- **Extracted records**
+ + + +

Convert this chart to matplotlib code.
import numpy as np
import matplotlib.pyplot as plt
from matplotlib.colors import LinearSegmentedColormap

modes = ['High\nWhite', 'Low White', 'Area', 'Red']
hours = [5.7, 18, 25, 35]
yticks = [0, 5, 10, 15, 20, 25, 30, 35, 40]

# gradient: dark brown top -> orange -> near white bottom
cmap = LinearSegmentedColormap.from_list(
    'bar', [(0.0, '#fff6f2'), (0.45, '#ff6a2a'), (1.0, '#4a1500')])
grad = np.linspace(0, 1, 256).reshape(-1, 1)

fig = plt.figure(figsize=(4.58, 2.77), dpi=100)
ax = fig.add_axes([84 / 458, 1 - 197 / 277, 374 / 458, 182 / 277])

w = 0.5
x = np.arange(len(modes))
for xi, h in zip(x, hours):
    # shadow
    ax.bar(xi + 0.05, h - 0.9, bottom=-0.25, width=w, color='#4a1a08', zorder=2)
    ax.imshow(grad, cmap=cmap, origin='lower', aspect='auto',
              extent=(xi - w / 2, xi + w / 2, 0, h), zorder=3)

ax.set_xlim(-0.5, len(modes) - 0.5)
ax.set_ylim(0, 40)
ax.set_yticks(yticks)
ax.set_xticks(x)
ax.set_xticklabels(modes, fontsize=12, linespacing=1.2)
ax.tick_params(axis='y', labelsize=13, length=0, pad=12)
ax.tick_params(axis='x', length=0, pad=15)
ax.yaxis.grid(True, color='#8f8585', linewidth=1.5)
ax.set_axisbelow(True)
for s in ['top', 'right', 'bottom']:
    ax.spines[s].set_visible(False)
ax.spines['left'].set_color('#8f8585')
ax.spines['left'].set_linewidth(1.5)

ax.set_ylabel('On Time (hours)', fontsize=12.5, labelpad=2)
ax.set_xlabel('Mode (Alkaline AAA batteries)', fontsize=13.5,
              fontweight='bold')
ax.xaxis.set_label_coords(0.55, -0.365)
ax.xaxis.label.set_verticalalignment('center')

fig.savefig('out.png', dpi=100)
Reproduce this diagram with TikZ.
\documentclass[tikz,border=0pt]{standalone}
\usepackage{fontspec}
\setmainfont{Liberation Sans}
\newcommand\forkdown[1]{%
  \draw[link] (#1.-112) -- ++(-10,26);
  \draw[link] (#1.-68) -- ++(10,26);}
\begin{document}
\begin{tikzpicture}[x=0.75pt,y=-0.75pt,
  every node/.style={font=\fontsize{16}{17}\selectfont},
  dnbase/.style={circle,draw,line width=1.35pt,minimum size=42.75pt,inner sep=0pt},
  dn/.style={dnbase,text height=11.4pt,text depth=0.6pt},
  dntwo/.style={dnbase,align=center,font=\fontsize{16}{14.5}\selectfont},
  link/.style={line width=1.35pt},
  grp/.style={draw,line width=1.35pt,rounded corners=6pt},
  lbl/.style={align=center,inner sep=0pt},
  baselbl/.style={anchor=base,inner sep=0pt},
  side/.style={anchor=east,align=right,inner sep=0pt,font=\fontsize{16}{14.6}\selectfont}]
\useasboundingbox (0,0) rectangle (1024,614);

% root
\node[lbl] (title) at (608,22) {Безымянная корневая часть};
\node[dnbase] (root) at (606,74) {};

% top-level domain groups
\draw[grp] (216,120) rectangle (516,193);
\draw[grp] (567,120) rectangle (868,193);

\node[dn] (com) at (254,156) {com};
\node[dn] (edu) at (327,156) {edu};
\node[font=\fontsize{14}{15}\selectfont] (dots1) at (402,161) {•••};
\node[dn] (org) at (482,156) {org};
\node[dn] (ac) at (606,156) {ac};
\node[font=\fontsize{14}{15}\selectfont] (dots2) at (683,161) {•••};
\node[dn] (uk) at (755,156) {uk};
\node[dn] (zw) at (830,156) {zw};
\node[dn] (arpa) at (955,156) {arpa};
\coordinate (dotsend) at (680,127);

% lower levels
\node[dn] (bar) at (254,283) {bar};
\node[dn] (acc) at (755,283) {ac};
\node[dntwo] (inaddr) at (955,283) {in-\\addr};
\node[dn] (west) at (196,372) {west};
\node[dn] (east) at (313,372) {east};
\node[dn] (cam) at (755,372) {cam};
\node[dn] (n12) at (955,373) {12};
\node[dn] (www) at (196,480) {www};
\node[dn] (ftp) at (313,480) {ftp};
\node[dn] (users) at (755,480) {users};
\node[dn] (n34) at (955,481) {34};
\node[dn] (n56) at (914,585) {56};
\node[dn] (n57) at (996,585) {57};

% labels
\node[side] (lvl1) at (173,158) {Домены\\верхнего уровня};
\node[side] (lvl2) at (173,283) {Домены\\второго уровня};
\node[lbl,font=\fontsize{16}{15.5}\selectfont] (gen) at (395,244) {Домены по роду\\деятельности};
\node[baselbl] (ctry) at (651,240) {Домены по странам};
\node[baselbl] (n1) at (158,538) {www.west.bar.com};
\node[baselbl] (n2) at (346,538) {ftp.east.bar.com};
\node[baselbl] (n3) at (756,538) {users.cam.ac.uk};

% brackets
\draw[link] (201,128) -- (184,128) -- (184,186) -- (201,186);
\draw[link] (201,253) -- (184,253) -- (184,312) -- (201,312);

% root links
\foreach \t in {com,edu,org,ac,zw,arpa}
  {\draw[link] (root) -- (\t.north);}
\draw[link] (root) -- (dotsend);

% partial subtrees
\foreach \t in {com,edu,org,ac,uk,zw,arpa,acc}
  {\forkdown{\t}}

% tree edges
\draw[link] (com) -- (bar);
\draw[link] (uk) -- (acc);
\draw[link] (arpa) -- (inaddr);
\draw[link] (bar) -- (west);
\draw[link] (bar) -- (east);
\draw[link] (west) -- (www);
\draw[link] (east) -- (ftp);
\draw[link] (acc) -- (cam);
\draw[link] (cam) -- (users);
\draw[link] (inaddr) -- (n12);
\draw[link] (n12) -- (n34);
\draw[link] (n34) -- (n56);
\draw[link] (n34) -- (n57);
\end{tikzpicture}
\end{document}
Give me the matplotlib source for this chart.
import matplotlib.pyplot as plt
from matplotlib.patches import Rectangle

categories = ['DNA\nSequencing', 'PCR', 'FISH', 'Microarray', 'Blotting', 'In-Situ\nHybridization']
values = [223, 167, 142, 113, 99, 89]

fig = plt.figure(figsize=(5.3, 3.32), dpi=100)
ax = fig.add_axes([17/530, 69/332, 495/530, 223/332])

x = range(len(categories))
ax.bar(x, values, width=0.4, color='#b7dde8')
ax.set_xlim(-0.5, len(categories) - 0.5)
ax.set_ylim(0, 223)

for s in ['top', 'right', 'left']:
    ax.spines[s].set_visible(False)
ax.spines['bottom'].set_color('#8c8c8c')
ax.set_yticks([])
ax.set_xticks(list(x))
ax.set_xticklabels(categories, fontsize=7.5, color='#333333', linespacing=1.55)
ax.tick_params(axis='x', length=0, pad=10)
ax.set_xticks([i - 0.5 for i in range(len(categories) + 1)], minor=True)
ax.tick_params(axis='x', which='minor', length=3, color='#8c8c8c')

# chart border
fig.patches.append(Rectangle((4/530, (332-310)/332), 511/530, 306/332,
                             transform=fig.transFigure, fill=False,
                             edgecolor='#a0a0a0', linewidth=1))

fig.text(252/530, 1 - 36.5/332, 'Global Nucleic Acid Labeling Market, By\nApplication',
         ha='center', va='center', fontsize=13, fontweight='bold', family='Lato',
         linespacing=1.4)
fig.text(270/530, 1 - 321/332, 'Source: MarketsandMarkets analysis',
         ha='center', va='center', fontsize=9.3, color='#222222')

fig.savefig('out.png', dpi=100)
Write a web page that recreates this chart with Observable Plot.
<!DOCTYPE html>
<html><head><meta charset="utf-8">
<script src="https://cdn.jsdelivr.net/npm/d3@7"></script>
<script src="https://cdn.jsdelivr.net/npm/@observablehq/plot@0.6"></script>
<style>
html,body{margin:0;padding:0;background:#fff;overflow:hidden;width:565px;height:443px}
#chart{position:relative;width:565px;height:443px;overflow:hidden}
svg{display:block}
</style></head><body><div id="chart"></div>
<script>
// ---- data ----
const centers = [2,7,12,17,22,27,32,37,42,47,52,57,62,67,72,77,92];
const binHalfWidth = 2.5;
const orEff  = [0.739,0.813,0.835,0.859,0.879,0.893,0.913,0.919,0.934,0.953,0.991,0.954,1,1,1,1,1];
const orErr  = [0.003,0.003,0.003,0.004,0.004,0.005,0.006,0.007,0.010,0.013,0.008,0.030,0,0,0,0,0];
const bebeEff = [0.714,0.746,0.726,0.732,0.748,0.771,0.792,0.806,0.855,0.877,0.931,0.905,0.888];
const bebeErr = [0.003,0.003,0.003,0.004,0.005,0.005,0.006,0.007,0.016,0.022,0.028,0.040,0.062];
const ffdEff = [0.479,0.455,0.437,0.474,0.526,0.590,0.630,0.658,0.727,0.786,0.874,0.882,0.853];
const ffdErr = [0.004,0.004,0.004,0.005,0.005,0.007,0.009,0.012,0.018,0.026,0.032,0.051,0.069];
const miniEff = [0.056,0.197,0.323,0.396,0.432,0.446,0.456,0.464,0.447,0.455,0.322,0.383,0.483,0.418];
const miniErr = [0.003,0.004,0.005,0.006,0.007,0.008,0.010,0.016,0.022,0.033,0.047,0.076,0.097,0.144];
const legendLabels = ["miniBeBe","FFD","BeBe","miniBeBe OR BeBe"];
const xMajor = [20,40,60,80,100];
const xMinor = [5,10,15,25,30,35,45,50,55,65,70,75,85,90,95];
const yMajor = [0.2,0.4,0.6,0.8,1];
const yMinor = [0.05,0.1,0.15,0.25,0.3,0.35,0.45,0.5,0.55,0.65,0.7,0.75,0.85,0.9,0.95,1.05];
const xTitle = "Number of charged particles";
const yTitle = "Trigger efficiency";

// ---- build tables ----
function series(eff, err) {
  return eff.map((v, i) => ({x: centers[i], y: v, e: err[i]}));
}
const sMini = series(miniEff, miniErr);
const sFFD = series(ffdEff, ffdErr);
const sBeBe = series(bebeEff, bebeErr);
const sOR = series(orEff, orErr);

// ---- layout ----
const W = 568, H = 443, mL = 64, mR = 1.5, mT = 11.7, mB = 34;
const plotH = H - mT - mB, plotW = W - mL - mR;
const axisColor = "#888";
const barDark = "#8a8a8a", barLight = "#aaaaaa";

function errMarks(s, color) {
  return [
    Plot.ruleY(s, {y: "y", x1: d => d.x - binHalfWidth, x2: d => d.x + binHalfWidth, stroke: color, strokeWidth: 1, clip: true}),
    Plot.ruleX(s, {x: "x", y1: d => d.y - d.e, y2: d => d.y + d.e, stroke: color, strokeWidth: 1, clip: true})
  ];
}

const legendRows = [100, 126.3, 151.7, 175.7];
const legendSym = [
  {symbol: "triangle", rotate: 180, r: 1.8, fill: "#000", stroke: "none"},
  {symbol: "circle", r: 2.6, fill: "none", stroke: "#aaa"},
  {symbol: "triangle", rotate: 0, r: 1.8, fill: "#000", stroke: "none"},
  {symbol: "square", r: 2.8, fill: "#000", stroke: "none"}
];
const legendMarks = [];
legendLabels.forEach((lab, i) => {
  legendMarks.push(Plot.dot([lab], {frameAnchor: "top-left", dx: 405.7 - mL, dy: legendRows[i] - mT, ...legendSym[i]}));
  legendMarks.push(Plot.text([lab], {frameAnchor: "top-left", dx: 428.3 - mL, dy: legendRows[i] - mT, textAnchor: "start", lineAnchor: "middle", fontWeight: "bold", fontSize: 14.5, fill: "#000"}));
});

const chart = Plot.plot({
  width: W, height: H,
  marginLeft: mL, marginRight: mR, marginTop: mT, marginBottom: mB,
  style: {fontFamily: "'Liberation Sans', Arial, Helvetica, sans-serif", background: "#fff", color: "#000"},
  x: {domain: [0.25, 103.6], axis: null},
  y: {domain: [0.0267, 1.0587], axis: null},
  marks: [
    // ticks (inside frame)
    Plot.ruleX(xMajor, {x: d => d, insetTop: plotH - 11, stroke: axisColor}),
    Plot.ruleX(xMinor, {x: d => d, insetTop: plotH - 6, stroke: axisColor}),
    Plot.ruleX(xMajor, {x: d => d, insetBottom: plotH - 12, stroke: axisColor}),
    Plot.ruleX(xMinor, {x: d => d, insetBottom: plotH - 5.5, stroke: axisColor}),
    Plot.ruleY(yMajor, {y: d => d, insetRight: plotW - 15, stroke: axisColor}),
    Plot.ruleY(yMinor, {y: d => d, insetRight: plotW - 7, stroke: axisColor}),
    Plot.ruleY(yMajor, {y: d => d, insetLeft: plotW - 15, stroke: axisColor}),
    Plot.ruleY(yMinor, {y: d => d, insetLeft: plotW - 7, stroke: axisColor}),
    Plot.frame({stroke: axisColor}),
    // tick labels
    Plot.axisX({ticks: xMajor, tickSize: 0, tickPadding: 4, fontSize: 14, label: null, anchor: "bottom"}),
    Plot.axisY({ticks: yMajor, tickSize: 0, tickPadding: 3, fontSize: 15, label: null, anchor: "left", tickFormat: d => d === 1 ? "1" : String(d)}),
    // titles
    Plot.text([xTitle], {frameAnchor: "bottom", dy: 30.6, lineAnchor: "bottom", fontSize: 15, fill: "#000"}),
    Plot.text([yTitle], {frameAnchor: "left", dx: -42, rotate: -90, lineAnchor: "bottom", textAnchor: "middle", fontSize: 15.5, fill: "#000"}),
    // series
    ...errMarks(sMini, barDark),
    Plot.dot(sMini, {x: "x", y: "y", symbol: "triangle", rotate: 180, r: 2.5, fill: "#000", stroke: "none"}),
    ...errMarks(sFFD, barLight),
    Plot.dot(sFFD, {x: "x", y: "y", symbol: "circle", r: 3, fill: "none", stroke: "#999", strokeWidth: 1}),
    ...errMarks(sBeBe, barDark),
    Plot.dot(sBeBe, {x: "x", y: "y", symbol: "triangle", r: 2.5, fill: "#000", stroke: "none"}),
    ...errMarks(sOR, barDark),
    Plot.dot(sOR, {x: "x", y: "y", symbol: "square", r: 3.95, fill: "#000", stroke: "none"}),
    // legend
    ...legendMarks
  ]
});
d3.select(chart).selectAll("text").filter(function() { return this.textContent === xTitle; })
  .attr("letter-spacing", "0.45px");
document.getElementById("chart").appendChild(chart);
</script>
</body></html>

+ + + +

Please reproduce exactly the lines above, beginning with the first and ending with the line that contains "extent=(xi - w", and include nothing outside that range.

- **ANSWER IN FULL**
Convert this chart to matplotlib code.
import numpy as np
import matplotlib.pyplot as plt
from matplotlib.colors import LinearSegmentedColormap

modes = ['High\nWhite', 'Low White', 'Area', 'Red']
hours = [5.7, 18, 25, 35]
yticks = [0, 5, 10, 15, 20, 25, 30, 35, 40]

# gradient: dark brown top -> orange -> near white bottom
cmap = LinearSegmentedColormap.from_list(
    'bar', [(0.0, '#fff6f2'), (0.45, '#ff6a2a'), (1.0, '#4a1500')])
grad = np.linspace(0, 1, 256).reshape(-1, 1)

fig = plt.figure(figsize=(4.58, 2.77), dpi=100)
ax = fig.add_axes([84 / 458, 1 - 197 / 277, 374 / 458, 182 / 277])

w = 0.5
x = np.arange(len(modes))
for xi, h in zip(x, hours):
    # shadow
    ax.bar(xi + 0.05, h - 0.9, bottom=-0.25, width=w, color='#4a1a08', zorder=2)
    ax.imshow(grad, cmap=cmap, origin='lower', aspect='auto',
              extent=(xi - w / 2, xi + w / 2, 0, h), zorder=3)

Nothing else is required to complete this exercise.